Congrats BARRY!!!!!!!!!!!!!!


----------



## Schroedc (Nov 2, 2014)

Way to go Barry!


----------



## Tclem (Nov 2, 2014)

Good job. I won second place once. Well it was only two of us. Lol

Reactions: Funny 5


----------



## jmurray (Nov 2, 2014)

Go get em Barry.


----------



## Kevin (Nov 2, 2014)

I loved that table Barry it's worthy of a ribbon. Congrats!


----------



## BarbS (Nov 2, 2014)

Great News. Way to go, Barry! Congratulations.


----------



## Nature Man (Nov 2, 2014)

Raising the bar for the rest of us! Congrats!!! Chuck


----------



## Alan Sweet (Nov 2, 2014)

Barry,.... way to go ... could not happen to a nicer person.


----------



## robert flynt (Nov 2, 2014)

Better watch it Barry, your artistic talents are starting to show again!!! Congratulations*.*


----------



## Brink (Nov 2, 2014)




----------



## TimR (Nov 2, 2014)

Wonderful news!! Congrats Barry, that's very cool.


----------



## Tony (Nov 2, 2014)

Way to go Barry! That is awesome!


----------



## NYWoodturner (Nov 2, 2014)

Well deserved Barry.


----------



## Mrfish55 (Nov 2, 2014)

Congrats, and I'm lucky enough to have a Barry creation


----------



## SENC (Nov 2, 2014)

Awesome, Barry!


----------



## Turkish walnut (Nov 2, 2014)

Congrats Barry!!!


----------



## barry richardson (Nov 2, 2014)

Thanks everyone! Woodworker West you say? I will have to check it out, I'm surprised the sponsor said nothing about it being in there, the contest was about 6 months ago, this is better than getting your name in the phonebook!

Reactions: Funny 6


----------



## Sprung (Nov 2, 2014)

Congrats, Barry!

Reactions: Thank You! 1


----------



## shadetree_1 (Nov 2, 2014)

Congrats my friend!!

Reactions: Thank You! 1


----------



## Mike Jones (Nov 3, 2014)

Mike Jones said:


> Barry's _Oriental Style Occasional Table _won Second place in a prestigious Arizona contest, and a pictures of his entry was included in the November-December issue of _"Woodworker West" _magazine.
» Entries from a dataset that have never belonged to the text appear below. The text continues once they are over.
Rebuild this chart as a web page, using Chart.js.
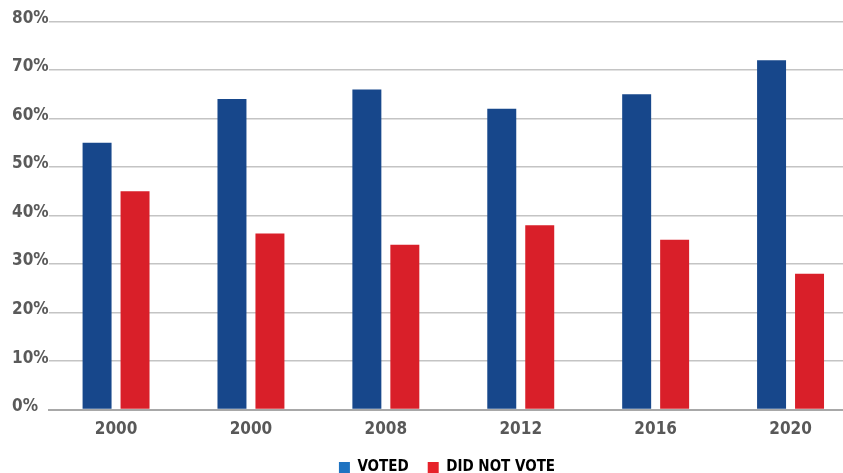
<!DOCTYPE html>
<html>
<head>
<meta charset="utf-8">
<script src="https://cdn.jsdelivr.net/npm/chart.js@4/dist/chart.umd.min.js"></script>
<style>
  html, body { margin: 0; padding: 0; background: #fff; overflow: hidden; }
  #wrap { width: 894px; height: 473px; overflow: hidden; }
</style>
</head>
<body>
<div id="wrap"><canvas id="chart" width="894" height="485"></canvas></div>
<script>
// Turnout by election year (share of eligible voters)
const years = ['2000', '2000', '2008', '2012', '2016', '2020'];
const voted = [55, 64, 66, 62, 65, 72];
const didNotVote = [45, 36.3, 34, 38, 35, 28];
const yTicks = [0, 10, 20, 30, 40, 50, 60, 70, 80];

const seriesNames = ['VOTED', 'DID NOT VOTE'];
const barColors = ['#17478b', '#d91f29'];
const legendColors = ['#1f73c1', '#e6222a'];

const axisFont = { family: 'DejaVu Sans Condensed', size: 17, weight: 'bold' };

// Center the legend under the plot area rather than the padded canvas
const legendShift = {
  id: 'legendShift',
  afterLayout(chart) {
    const lg = chart.legend;
    if (lg) { lg.left += 12; lg.right += 12; }
  }
};

new Chart(document.getElementById('chart'), {
  type: 'bar',
  data: {
    labels: years,
    datasets: [
      { label: seriesNames[0], data: voted, backgroundColor: barColors[0] },
      { label: seriesNames[1], data: didNotVote, backgroundColor: barColors[1] }
    ]
  },
  plugins: [legendShift],
  options: {
    responsive: false,
    animation: false,
    devicePixelRatio: 1,
    layout: { padding: { left: 12, right: 36, top: 21.5, bottom: 0 } },
    datasets: {
      bar: { categoryPercentage: 0.563, barPercentage: 0.763 }
    },
    scales: {
      x: {
        grid: { display: false, drawTicks: false },
        border: { display: true, color: '#a8a8a8', width: 2 },
        ticks: { color: '#585858', font: axisFont, padding: 10 },
        // keep the legend snug under the year labels
        afterFit: (axis) => { axis.height -= 9; }
      },
      y: {
        min: 0,
        max: 80,
        afterBuildTicks: (axis) => { axis.ticks = yTicks.map(v => ({ value: v })); },
        grid: { color: '#c4c4c4', lineWidth: 1.6, drawTicks: false },
        border: { display: false },
        ticks: {
          color: '#5a5a5a',
          font: axisFont,
          padding: 0,
          crossAlign: 'far',
          labelOffset: -3,
          callback: (v) => v + '%'
        }
      }
    },
    plugins: {
      tooltip: { enabled: false },
      legend: {
        position: 'bottom',
        labels: {
          boxWidth: 11,
          boxHeight: 11,
          padding: 19,
          color: '#555555',
          font: { family: 'DejaVu Sans Condensed', size: 15, weight: 'bold' },
          generateLabels: (chart) => chart.data.datasets.map((ds, i) => ({
            text: ds.label,
            fillStyle: legendColors[i],
            strokeStyle: legendColors[i],
            lineWidth: 0,
            hidden: false,
            datasetIndex: i
          }))
        }
      }
    }
  }
});
</script>
</body>
</html>
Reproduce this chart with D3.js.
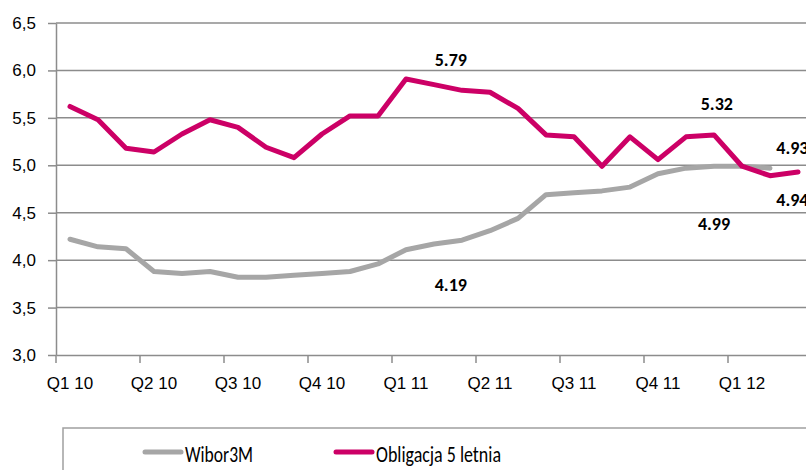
<!DOCTYPE html>
<html>
<head>
<meta charset="utf-8">
<script src="https://cdn.jsdelivr.net/npm/d3@7"></script>
<style>
	body { margin: 0; background: #fff; }
	svg { display: block; font-family: Carlito, Lato, sans-serif; }
	.axis text { fill: #000; font-size: 17px; }
	.axis path, .axis line { stroke: #8c8c8c; stroke-width: 1.5; }
	.grid line { stroke: #8c8c8c; stroke-width: 1.5; }
	.note { font-size: 18px; font-weight: bold; fill: #000; }
	.legend text { font-size: 23px; fill: #000; }
</style>
</head>
<body>
<div id="chart"></div>
<script>

// monthly observations, Jan 2010 - Mar 2012
let months = ["2010-01","2010-02","2010-03","2010-04","2010-05","2010-06","2010-07","2010-08","2010-09",
	"2010-10","2010-11","2010-12","2011-01","2011-02","2011-03","2011-04","2011-05","2011-06",
	"2011-07","2011-08","2011-09","2011-10","2011-11","2011-12","2012-01","2012-02","2012-03"];

let quarterLabels = ["Q1 10","Q2 10","Q3 10","Q4 10","Q1 11","Q2 11","Q3 11","Q4 11","Q1 12"];

let wibor = [4.22,4.14,4.12,3.88,3.86,3.88,3.82,3.82,3.84,3.86,3.88,3.96,4.11,4.17,4.21,4.31,4.44,4.69,
	4.71,4.73,4.77,4.91,4.97,4.99,4.99,4.97];

let obligacja = [5.62,5.48,5.18,5.14,5.33,5.48,5.40,5.19,5.08,5.33,5.52,5.52,5.91,5.85,5.79,5.77,5.60,5.32,
	5.30,4.99,5.30,5.06,5.30,5.32,4.99,4.89,4.93];

let yTicks = [3.0,3.5,4.0,4.5,5.0,5.5,6.0,6.5];

// annotation texts, placed by month index / value level
let noteLabels = ["5.79","4.19","5.32","4.99","4.93","4.94"];
let notePos = [13.6,13.6,23.1,23.0,25.8,25.8];
let noteLevel = [6.05,3.67,5.58,4.32,5.12,4.57];

let seriesNames = ["Wibor3M","Obligacja 5 letnia"];
let seriesColors = ["#a6a6a6","#cc0066"];
let legendWidths = [68, 125];

let margin = {top: 23, left: 56, bottom: 115};
let width = 806, height = 470;

let svg = d3.select("#chart").append("svg")
	.attr("width", width)
	.attr("height", height);

let x = d3.scaleBand()
	.domain(months)
	.range([margin.left, margin.left + months.length * 28])
	.padding(0);

let xi = d3.scaleLinear()
	.domain([0, months.length])
	.range([margin.left, margin.left + months.length * 28]);

let y = d3.scaleLinear()
	.domain([3, 6.5])
	.range([height - margin.bottom, margin.top]);

// gridlines
svg.append("g")
	.attr("class", "grid")
	.selectAll("line")
	.data(yTicks.slice(1))
	.enter()
	.append("line")
	.attr("x1", margin.left)
	.attr("x2", width)
	.attr("y1", d => y(d))
	.attr("y2", d => y(d));

// y axis
let yAxis = d3.axisLeft(y)
	.tickValues(yTicks)
	.tickSize(8)
	.tickSizeOuter(0)
	.tickPadding(12)
	.tickFormat(d => d3.format(".1f")(d).replace(".", ","));

svg.append("g")
	.attr("class", "y-axis axis")
	.attr("transform", "translate(" + margin.left + ",0)")
	.call(yAxis);

// x axis: ticks between quarters, labels under first month of quarter
let quarterMonths = months.filter((d, i) => i % 3 === 0);

let xAxis = d3.axisBottom(x)
	.tickValues(quarterMonths)
	.tickSize(8)
	.tickSizeOuter(0)
	.tickPadding(14)
	.tickFormat((d, i) => quarterLabels[i]);

let xAxisGroup = svg.append("g")
	.attr("class", "x-axis axis")
	.attr("transform", "translate(0," + y(3) + ")")
	.call(xAxis);

xAxisGroup.selectAll(".tick line")
	.attr("x1", -x.bandwidth() / 2)
	.attr("x2", -x.bandwidth() / 2);

// lines
let line = d3.line()
	.x((d, i) => x(months[i]) + x.bandwidth() / 2)
	.y(d => y(d));

[wibor, obligacja].forEach((values, k) => {
	svg.append("path")
		.datum(values)
		.attr("fill", "none")
		.attr("stroke", seriesColors[k])
		.attr("stroke-width", 5)
		.attr("stroke-linejoin", "round")
		.attr("stroke-linecap", "round")
		.attr("d", line);
});

// annotations
svg.selectAll("text.note")
	.data(noteLabels)
	.enter()
	.append("text")
	.attr("class", "note")
	.attr("text-anchor", "middle")
	.attr("x", (d, i) => xi(notePos[i] + 0.5))
	.attr("y", (d, i) => y(noteLevel[i]))
	.text(d => d);

// legend
let legend = svg.append("g").attr("class", "legend");

legend.append("rect")
	.attr("x", 63)
	.attr("y", 428)
	.attr("width", 800)
	.attr("height", 80)
	.attr("fill", "#fff")
	.attr("stroke", "#a0a0a0")
	.attr("stroke-width", 1.5);

let legendX = [145, 336];

seriesNames.forEach((name, k) => {
	legend.append("line")
		.attr("x1", legendX[k])
		.attr("x2", legendX[k] + 36)
		.attr("y1", 452)
		.attr("y2", 452)
		.attr("stroke", seriesColors[k])
		.attr("stroke-width", 5)
		.attr("stroke-linecap", "round");

	legend.append("text")
		.attr("x", legendX[k] + 40)
		.attr("y", 462)
		.attr("textLength", legendWidths[k])
		.attr("lengthAdjust", "spacingAndGlyphs")
		.text(name);
});

</script>
</body>
</html>
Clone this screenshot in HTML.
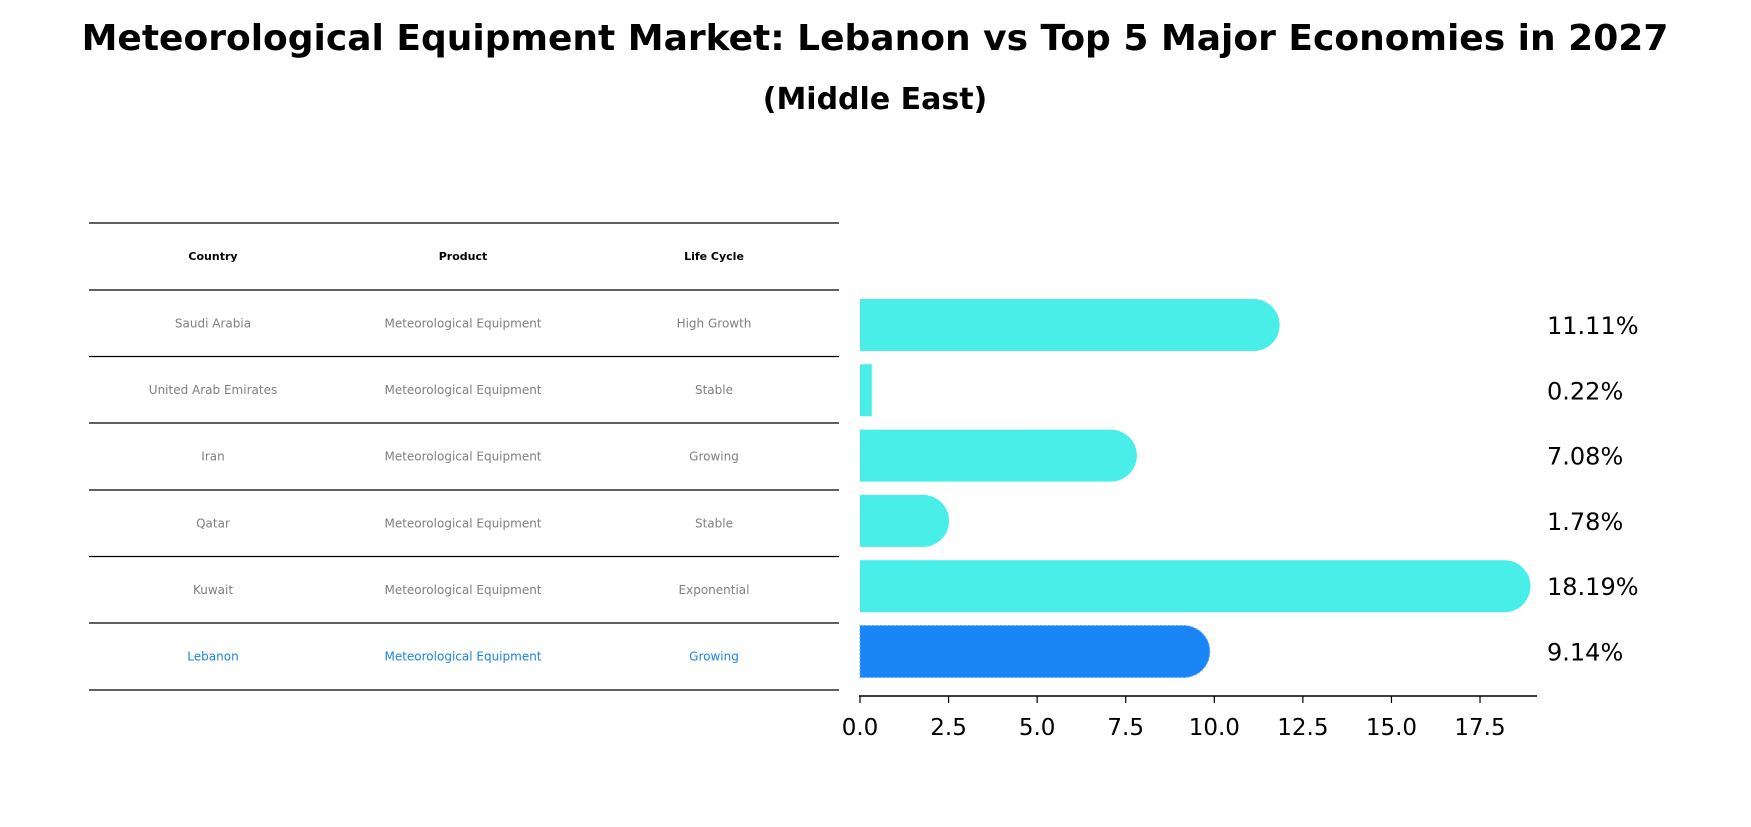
<!DOCTYPE html>
<html><head><meta charset="utf-8"><style>
body{margin:0;background:#fff;font-family:"DejaVu Sans","Liberation Sans",sans-serif}
</style></head><body>
<svg width="1751" height="823" xmlns="http://www.w3.org/2000/svg" font-family="DejaVu Sans, Liberation Sans, sans-serif">
<text x="875" y="50" text-anchor="middle" font-size="36" font-weight="bold">Meteorological Equipment Market: Lebanon vs Top 5 Major Economies in 2027</text>
<text x="875" y="109" text-anchor="middle" font-size="30" font-weight="bold">(Middle East)</text>
<g id="table"></g>
<g id="bars"></g>
</svg>
<script>
const countries=["Saudi Arabia","United Arab Emirates","Iran","Qatar","Kuwait","Lebanon"];
const products=["Meteorological Equipment","Meteorological Equipment","Meteorological Equipment","Meteorological Equipment","Meteorological Equipment","Meteorological Equipment"];
const lifeCycles=["High Growth","Stable","Growing","Stable","Exponential","Growing"];
const values=[11.11,0.22,7.08,1.78,18.19,9.14];
const ticks=[0,2.5,5,7.5,10,12.5,15,17.5];
const NS="http://www.w3.org/2000/svg";
function mk(tag,attrs,parent){const e=document.createElementNS(NS,tag);for(const k in attrs)e.setAttribute(k,attrs[k]);parent.appendChild(e);return e;}
const x=v=>860+v*35.43;
const yc=i=>325+i*65.3;
const bh=52;
const tbl=document.getElementById('table');
const lineYs=[223,290,356.5,423,490,556.5,623,690];
lineYs.forEach((ly,i)=>{const l=mk('line',{x1:89,x2:839,y1:ly,y2:ly,stroke:'#000','stroke-width':1.2},tbl);

});
const colX=[213,463,714];
["Country","Product","Life Cycle"].forEach((h,j)=>{const t=mk('text',{x:colX[j],y:260,'text-anchor':'middle','font-size':11,'font-weight':'bold'},tbl);t.textContent=h;

});
countries.forEach((c,i)=>{const cy=(lineYs[i+1]+lineYs[i+2])/2+4;const col=c==="Lebanon"?'#1a85e8':'#808080';
[c,products[i],lifeCycles[i]].forEach((s,j)=>{const t=mk('text',{x:colX[j],y:cy,'text-anchor':'middle','font-size':12,fill:col},tbl);t.textContent=s;

});});
const g=document.getElementById('bars');
values.forEach((v,i)=>{const leb=countries[i]==="Lebanon";const col=leb?'#1a85f5':'#4aeee9';
const x0=x(0),x1=x(v),t=yc(i)-bh/2,r=bh/2;let d;
if(v<1){d=`M${x0},${t}H${x1+4}V${t+bh}H${x0}Z`;}else{d=`M${x0},${t}H${x1}A${r},${r} 0 0 1 ${x1},${t+bh}H${x0}Z`;}
const p=mk('path',{d:d,fill:col},g);
if(leb){p.setAttribute('stroke','#5aa8ff');p.setAttribute('stroke-dasharray','2,2');p.setAttribute('stroke-width','1');}


const lb=mk('text',{x:1547,y:yc(i)+9,'font-size':24},g);lb.textContent=v.toFixed(2)+'%';

});
const ax=mk('line',{x1:859,x2:1537,y1:696,y2:696,stroke:'#000','stroke-width':1.5},g);


ticks.forEach(tv=>{const tk=mk('line',{x1:x(tv),x2:x(tv),y1:696,y2:703,stroke:'#000','stroke-width':1.2},g);


const tl=mk('text',{x:x(tv),y:735,'text-anchor':'middle','font-size':23},g);tl.textContent=tv.toFixed(1);

});
</script>
</body></html>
Single copies of the magazine, as well as subscriptions and digital subscriptions can be found here:
http://www.woodwest.com/ It is my favorite!


----------



## woodintyuuu (Nov 3, 2014)

Barry nice man - very nice indeed cl

Reactions: Thank You! 1


----------



## barry richardson (Nov 3, 2014)

Mike Jones said:


> Single copies of the magazine, as well as subscriptions and digital subscriptions can be found here:
> http://www.woodwest.com/ It is my favorite!


Thanks Mike, just ordered a copy....


----------